■ What the exercise asks
Only the lines from the start of the data through the line with "from bokeh.resources import INLINE" belong in the copy. Restate them word for word, minus the pictures.

■ Data
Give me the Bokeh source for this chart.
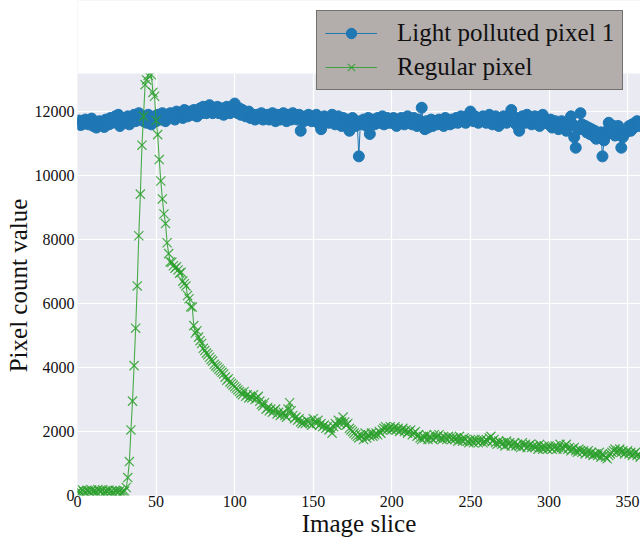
from bokeh.plotting import figure
from bokeh.models import FixedTicker, Legend, BoxAnnotation
from bokeh.embed import file_html
from bokeh.resources import INLINE

# ---------------- data ----------------
light_polluted_pixel_1 = [
    11650, 11720, 11580, 11700, 11620, 11750, 11680, 11600, 11720, 11780,
    11550, 11650, 11500, 11600, 11700, 11580, 11650, 11520, 11750, 11700,
    11600, 11800, 11650, 11750, 11850, 11700, 11900, 11550, 11750, 11800,
    11650, 11700, 11850, 11600, 11750, 11800, 11900, 11700, 11850, 11950,
    11750, 11800, 11700, 11850, 11650, 11900, 11750, 11600, 11800, 11850,
    11700, 11900, 11800, 11750, 11950, 11850, 11700, 11900, 11800, 11950,
    11850, 11900, 11750, 12000, 11850, 11950, 11900, 11800, 12050, 11900,
    11850, 12000, 11950, 11900, 12050, 11950, 11850, 12000, 12100, 11950,
    12150, 12000, 11950, 12100, 12200, 12050, 11950, 12100, 12000, 12150,
    11950, 12050, 12100, 11900, 12000, 12150, 12000, 11950, 12100, 12050,
    12250, 12000, 11950, 12100, 11900, 12050, 12000, 11850, 11950, 12000,
    11800, 11900, 11850, 11750, 11900, 11800, 11850, 11950, 11750, 11850,
    11800, 11900, 11750, 11850, 11950, 11800, 11700, 11900, 11850, 11750,
    11850, 11950, 11800, 11700, 11900, 11850, 11750, 11950, 11800, 11850,
    11750, 11900, 11400, 11800, 11700, 11850, 11750, 11900, 11800, 11700,
    11850, 11750, 11900, 11650, 11800, 11450, 11750, 11850, 11700, 11800,
    11650, 11800, 11900, 11700, 11600, 11750, 11850, 11650, 11550, 11800,
    11700, 11600, 11750, 11400, 11650, 11800, 11700, 11550, 11650, 10600,
    11700, 11600, 11750, 11650, 11550, 11800, 11300, 11650, 11750, 11600,
    11700, 11800, 11650, 11750, 11850, 11600, 11700, 11800, 11650, 11750,
    11650, 11800, 11700, 11550, 11750, 11650, 11800, 11700, 11600, 11750,
    11850, 11650, 11750, 11600, 11800, 11700, 11550, 11750, 11650, 12120,
    11600, 11450, 11700, 11500, 11650, 11750, 11550, 11700, 11650, 11600,
    11750, 11650, 11700, 11550, 11800, 11650, 11700, 11600, 11750, 11650,
    11700, 11800, 11650, 11750, 11850, 11700, 11800, 11650, 11750, 11900,
    12000, 11800, 11700, 11850, 11750, 11650, 11800, 11700, 11850, 11750,
    11650, 11800, 11900, 11700, 11600, 11750, 11850, 11700, 11550, 11800,
    11700, 11850, 11750, 11650, 11800, 11900, 12050, 11750, 11650, 11800,
    11550, 11400, 11700, 11850, 11750, 11650, 11900, 11800, 11700, 11600,
    11750, 11850, 11650, 11700, 11550, 11750, 11900, 11800, 11650, 11700,
    11600, 11750, 11500, 11650, 11700, 11550, 11450, 11600, 11700, 11500,
    11650, 11400, 11550, 11700, 11850, 11600, 11200, 10870, 11500, 11450,
    11950, 11600, 11450, 11550, 11350, 11500, 11300, 11450, 11250, 11400,
    11150, 11300, 11200, 11350, 10600, 11100, 11250, 11400, 11650, 11500,
    11350, 11550, 11250, 11400, 11550, 11300, 10870, 11200, 11400, 11350,
    11450, 11550, 11400, 11600, 11500, 11650, 11700, 11550, 11600,
]

regular_pixel = [
    120, 150, 100, 180, 130, 90, 160, 140, 110, 170,
    130, 150, 100, 190, 140, 120, 180, 100, 150, 130,
    170, 110, 140, 90, 160, 130, 100, 150, 80, 120,
    140, 250, 560, 1060, 2050, 2950, 4060, 5230, 6550, 8120,
    9420, 10950, 11850, 12840, 12990, 13130, 13350, 13150, 12600, 12480,
    11720, 11280, 10500, 9830, 9270, 8800, 8500, 7900, 7560, 7300,
    7290, 7180, 7100, 7150, 7050, 6950, 6980, 6700, 6620, 6550,
    6250, 6150, 5900, 5890, 5310, 5080, 5150, 4950, 4840, 4750,
    4600, 4530, 4450, 4400, 4320, 4250, 4200, 4100, 4050, 4010,
    3950, 3900, 3850, 3800, 3700, 3600, 3650, 3550, 3500, 3450,
    3400, 3350, 3300, 3250, 3200, 3150, 3250, 3100, 3150, 3050,
    3100, 3050, 3150, 3000, 3050, 3100, 2950, 2850, 2800, 2900,
    2700, 2750, 2650, 2700, 2600, 2650, 2700, 2550, 2600, 2500,
    2550, 2600, 2500, 2450, 2700, 2900, 2650, 2500, 2400, 2450,
    2350, 2400, 2300, 2250, 2300, 2250, 2350, 2300, 2250, 2200,
    2400, 2300, 2250, 2350, 2200, 2250, 2150, 2200, 2100, 2150,
    2050, 2100, 1950, 2150, 2250, 2200, 2350, 2250, 2300, 2450,
    2300, 2200, 2250, 2100, 2050, 2000, 1950, 1900, 1850, 1800,
    1900, 1850, 1750, 1950, 1800, 1900, 1850, 1950, 1850, 1900,
    1950, 1900, 2000, 1950, 2050, 2100, 2150, 2050, 2100, 2150,
    2050, 2100, 2150, 2050, 2100, 2000, 2050, 2100, 2000, 2050,
    1950, 2000, 2050, 1900, 1950, 2000, 1850, 1900, 1800, 1750,
    1850, 1800, 1900, 1750, 1850, 1800, 1750, 1900, 1800, 1850,
    1900, 1800, 1750, 1850, 1800, 1750, 1850, 1800, 1750, 1800,
    1750, 1800, 1700, 1850, 1750, 1700, 1800, 1750, 1700, 1650,
    1750, 1700, 1650, 1750, 1700, 1650, 1700, 1750, 1650, 1700,
    1750, 1700, 1800, 1850, 1700, 1750, 1650, 1600, 1700, 1650,
    1600, 1650, 1550, 1700, 1600, 1650, 1550, 1600, 1650, 1550,
    1600, 1550, 1500, 1650, 1550, 1600, 1500, 1550, 1600, 1500,
    1550, 1500, 1550, 1450, 1600, 1500, 1450, 1550, 1500, 1450,
    1550, 1500, 1450, 1500, 1550, 1450, 1500, 1600, 1500, 1450,
    1550, 1600, 1450, 1500, 1400, 1450, 1500, 1400, 1350, 1450,
    1400, 1350, 1400, 1300, 1350, 1400, 1300, 1350, 1250, 1300,
    1300, 1250, 1350, 1200, 1300, 1250, 1200, 1150, 1250, 1300,
    1350, 1400, 1450, 1350, 1400, 1450, 1350, 1400, 1300, 1350,
    1400, 1300, 1350, 1250, 1300, 1350, 1250, 1300, 1200,
]

slices = list(range(len(light_polluted_pixel_1)))
x_ticks = [0, 50, 100, 150, 200, 250, 300, 350]
y_ticks = [0, 2000, 4000, 6000, 8000, 10000, 12000]

FONT = "Liberation Serif"
BLUE = "#1f77b4"
GREEN = "#2ca02c"
TXT = "#111111"

X_END = 358.2          # visible x limit (plot continues past the right edge)
Y_TOP = 13190          # visible top of the data area
FRAME_H = 495          # frame spans the canvas from its top edge down to the x axis
DATA_H = 422           # pixel height of the visible data area
Y_END = Y_TOP * FRAME_H / DATA_H   # range extended upward so the legend can sit above the data area

p = figure(width=640, height=539, output_backend="svg", toolbar_location=None,
           x_range=(0, X_END), y_range=(0, Y_END),
           min_border_left=77, min_border_right=0, min_border_top=0,
           min_border_bottom=44)

p.background_fill_color = "#eaeaf2"
p.border_fill_color = "white"
p.outline_line_color = None

for ax in (p.xaxis[0], p.yaxis[0]):
    ax.axis_line_color = None
    ax.major_tick_line_color = None
    ax.minor_tick_line_color = None
    ax.major_tick_out = 0
    ax.major_tick_in = 0
    ax.minor_tick_out = 0
    ax.minor_tick_in = 0
    ax.major_label_text_font = FONT
    ax.major_label_text_font_size = "16px"
    ax.major_label_text_color = TXT
    ax.axis_label_text_font = FONT
    ax.axis_label_text_font_size = "25px"
    ax.axis_label_text_font_style = "normal"
    ax.axis_label_text_color = TXT

p.xaxis.ticker = FixedTicker(ticks=x_ticks)
p.yaxis.ticker = FixedTicker(ticks=y_ticks)
p.xaxis.axis_label = "Image slice"
# trailing no-break spaces shift the title down to the centre of the visible data area
p.yaxis.axis_label = "Pixel count value" + "\u00a0" * 12
p.xaxis.major_label_standoff = 0
p.xaxis.axis_label_standoff = 0
p.yaxis.major_label_standoff = 3
p.yaxis.axis_label_standoff = 0

p.grid.grid_line_color = "white"
p.grid.grid_line_width = 1.2

l1 = p.line(slices, light_polluted_pixel_1, line_color=BLUE, line_width=1)
s1 = p.scatter(slices, light_polluted_pixel_1, marker="circle", size=11,
               fill_color=BLUE, line_color=BLUE)
l2 = p.line(slices, regular_pixel, line_color=GREEN, line_width=1.1, line_alpha=0.85)
s2 = p.scatter(slices, regular_pixel, marker="x", size=13, line_color=GREEN,
               line_width=1.2, line_alpha=0.85)

# white margin above the data area
p.add_layout(BoxAnnotation(bottom=Y_TOP, fill_color="white", fill_alpha=1.0,
                           line_color=None))

legend = Legend(items=[("Light polluted pixel 1", [l1, s1]),
                       ("Regular pixel", [l2, s2])],
                location=(239, 405))
legend.label_text_font = FONT
legend.label_text_font_size = "25px"
legend.label_text_color = TXT
legend.label_height = 26
legend.label_standoff = 20
legend.glyph_width = 52
legend.glyph_height = 26
legend.spacing = 6
legend.padding = 8
legend.margin = 0
legend.background_fill_color = "#b3adac"
legend.background_fill_alpha = 1.0
legend.border_line_color = "#333333"
legend.border_line_width = 1
p.add_layout(legend, "center")

open("out.html", "w").write(file_html(p, INLINE))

■ In response
Give me the Bokeh source for this chart.
from bokeh.plotting import figure
from bokeh.models import FixedTicker, Legend, BoxAnnotation
from bokeh.embed import file_html
from bokeh.resources import INLINE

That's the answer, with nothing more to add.